EXERCISE REQUIREMENTS: Pick out each line in these entries that contains the string "this".

Charts and diagrams as code:
•••

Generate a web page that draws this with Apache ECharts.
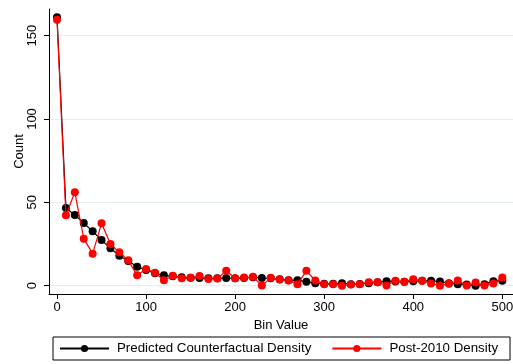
<!DOCTYPE html>
<html>
<head>
<meta charset="utf-8">
<script src="https://cdn.jsdelivr.net/npm/echarts@6/dist/echarts.min.js"></script>
<style>
html,body{margin:0;padding:0;background:#fff;}
#chart{width:513px;height:364px;}
</style>
</head>
<body>
<div id="chart"></div>
<script>
var bins = [0,10,20,30,40,50,60,70,80,90,100,110,120,130,140,150,160,170,180,190,200,210,220,230,240,250,260,270,280,290,300,310,320,330,340,350,360,370,380,390,400,410,420,430,440,450,460,470,480,490,500];
var predicted = [161,46.6,42.4,37.6,32.6,27.4,22.4,18.0,14.8,11.4,9.4,7.4,6.2,5.6,5.0,4.8,4.6,4.4,4.4,4.6,4.4,4.6,5.0,4.6,4.4,3.8,3.2,3.3,2.3,1.5,1.1,1.1,1.5,0.9,1.0,1.5,2.0,2.7,2.5,2.3,2.7,2.9,2.9,2.5,1.5,0.9,0.7,0.0,0.9,2.7,3.0];
var post2010 = [159.5,42.2,56,28.2,19.2,37.4,25,20,15.2,6.2,10.0,7.8,3.3,5.9,4.4,4.7,5.8,4.0,4.3,8.9,4.5,4.9,5.3,0.1,4.7,3.7,3.1,0.9,8.9,3.1,0.9,0.9,0.0,0.7,0.9,2.1,2.1,0.1,2.9,2.3,3.9,2.9,1.3,0.0,1.1,3.1,0.1,1.9,0.1,1.3,4.9];
var xTicks = [0,100,200,300,400,500];
var yTicks = [0,50,100,150];
var seriesNames = ['Predicted Counterfactual Density','Post-2010 Density'];

function pairs(xs, ys){ return xs.map(function(x,i){return [x, ys[i]];}); }

var chart = echarts.init(document.getElementById('chart'), null, {renderer:'canvas'});
var font = 'Liberation Sans, Arial, sans-serif';
chart.setOption({
  animation:false,
  backgroundColor:'#fff',
  grid:{left:49, right:0, top:9, bottom:70, containLabel:false, outerBoundsMode:'none'},
  xAxis:{
    type:'value', min:-9, max:512,
    name:'Bin Value', nameLocation:'middle', nameGap:20,
    nameTextStyle:{color:'#000', fontSize:13, fontFamily:font},
    axisLine:{show:true, onZero:false, lineStyle:{color:'#000', width:1}},
    axisTick:{show:true, length:5, customValues:xTicks, lineStyle:{color:'#000'}},
    axisLabel:{customValues:xTicks, color:'#000', fontSize:13, fontFamily:font, margin:7, hideOverlap:false},
    splitLine:{show:false}
  },
  yAxis:{
    type:'value', min:-5, max:166,
    name:'Count', nameLocation:'middle', nameGap:23, nameRotate:90, nameMoveOverlap:false,
    nameTextStyle:{color:'#000', fontSize:13, fontFamily:font},
    axisLine:{show:true, onZero:false, lineStyle:{color:'#000', width:1}},
    axisTick:{show:true, length:5, customValues:yTicks, lineStyle:{color:'#000'}},
    axisLabel:{customValues:yTicks, rotate:90, color:'#000', fontSize:13, fontFamily:font, margin:10},
    splitLine:{show:true, lineStyle:{color:'#e6eff0', width:1}}
  },
  legend:{
    left:53, top:337, width:450, orient:'horizontal',
    padding:[5,12,5,6],
    borderColor:'#000', borderWidth:1,
    itemWidth:49, itemHeight:9, itemGap:20,
    textStyle:{color:'#000', fontSize:13.3, fontFamily:font, padding:[0,0,0,3]},
    data:seriesNames
  },
  series:[
    {name:seriesNames[0], type:'line', data:pairs(bins,predicted),
     symbol:'circle', symbolSize:8, color:'#000',
     lineStyle:{color:'#000', width:1.2}, itemStyle:{color:'#000'}, z:2},
    {name:seriesNames[1], type:'line', data:pairs(bins,post2010),
     symbol:'circle', symbolSize:8, color:'#ff0000',
     lineStyle:{color:'#ff0000', width:1.2}, itemStyle:{color:'#ff0000'}, z:3}
  ]
});
</script>
</body>
</html>
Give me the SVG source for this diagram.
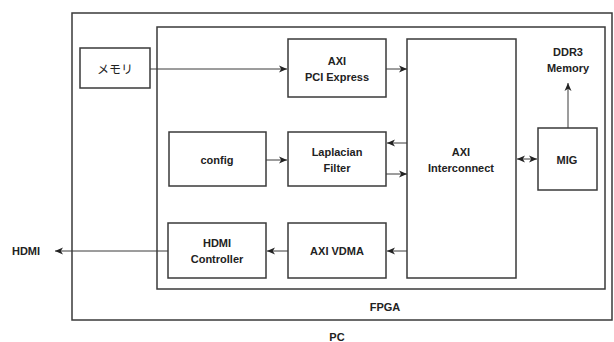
<svg xmlns="http://www.w3.org/2000/svg" width="614" height="342" viewBox="0 0 614 342">
<style>
.box{fill:#fff;stroke:#3a3a3a;stroke-width:1.5}
.cont{fill:none;stroke:#3a3a3a;stroke-width:1.5}
.t{font-family:"Liberation Sans",Arial,sans-serif;font-weight:bold;font-size:11px;fill:#222;text-anchor:middle;dominant-baseline:central}
.j{font-family:"Noto Sans CJK JP","Liberation Sans",sans-serif;font-size:12px;fill:#222;text-anchor:middle;dominant-baseline:central}
.c{stroke:#3a3a3a;stroke-width:1;fill:none}
</style>
<defs>
<marker id="ah" viewBox="0 0 8 8" refX="8" refY="4" markerWidth="8" markerHeight="8" markerUnits="userSpaceOnUse" orient="auto-start-reverse">
<path d="M0,0.5 L8,4 L0,7.5 L2.2,4 Z" fill="#222"/>
</marker>
</defs>
<rect width="614" height="342" fill="#fff"/>
<g id="pc">
<rect class="cont" x="72" y="13" width="540" height="307"/>
<text class="t" x="337" y="337">PC</text>
</g>
<g id="fpga">
<rect class="cont" x="157" y="27" width="448" height="262"/>
<text class="t" x="385" y="307">FPGA</text>
</g>
<g id="memory">
<rect class="box" x="80" y="48" width="70" height="40"/>
<text class="j" x="115" y="68">メモリ</text>
</g>
<g id="pcie">
<rect class="box" x="288" y="39" width="98" height="58"/>
<text class="t" x="337" y="61">AXI</text>
<text class="t" x="337" y="77">PCI Express</text>
</g>
<g id="config">
<rect class="box" x="169" y="132" width="97" height="54"/>
<text class="t" x="217" y="160">config</text>
</g>
<g id="laplacian">
<rect class="box" x="288" y="132" width="98" height="54"/>
<text class="t" x="337" y="152">Laplacian</text>
<text class="t" x="337" y="168">Filter</text>
</g>
<g id="interconnect">
<rect class="box" x="407" y="39" width="109" height="239"/>
<text class="t" x="461" y="152">AXI</text>
<text class="t" x="461" y="168">Interconnect</text>
</g>
<g id="mig">
<rect class="box" x="538" y="128" width="59" height="62"/>
<text class="t" x="567" y="160">MIG</text>
</g>
<g id="ddr3">
<text class="t" x="568" y="52">DDR3</text>
<text class="t" x="568" y="68">Memory</text>
</g>
<g id="hdmictrl">
<rect class="box" x="168" y="223" width="98" height="55"/>
<text class="t" x="217" y="243">HDMI</text>
<text class="t" x="217" y="259">Controller</text>
</g>
<g id="vdma">
<rect class="box" x="288" y="223" width="98" height="55"/>
<text class="t" x="337" y="251">AXI VDMA</text>
</g>
<g id="hdmi">
<text class="t" x="26" y="251">HDMI</text>
</g>
<g id="connectors">
<line class="c" x1="150" y1="69" x2="287" y2="69" marker-end="url(#ah)"/>
<line class="c" x1="386" y1="69" x2="407" y2="69" marker-end="url(#ah)"/>
<line class="c" x1="266" y1="160" x2="287" y2="160" marker-end="url(#ah)"/>
<line class="c" x1="407" y1="143" x2="387" y2="143" marker-end="url(#ah)"/>
<line class="c" x1="386" y1="174" x2="407" y2="174" marker-end="url(#ah)"/>
<line class="c" x1="517" y1="159" x2="537" y2="159" marker-start="url(#ah)" marker-end="url(#ah)"/>
<line class="c" x1="568" y1="128" x2="568" y2="83" marker-end="url(#ah)"/>
<line class="c" x1="407" y1="251" x2="387" y2="251" marker-end="url(#ah)"/>
<line class="c" x1="288" y1="251" x2="267" y2="251" marker-end="url(#ah)"/>
<line class="c" x1="168" y1="251" x2="55" y2="251" marker-end="url(#ah)"/>
</g>
</svg>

•••

TASK SOLUTION:
Generate a web page that draws this with Apache ECharts.
Give me the SVG source for this diagram.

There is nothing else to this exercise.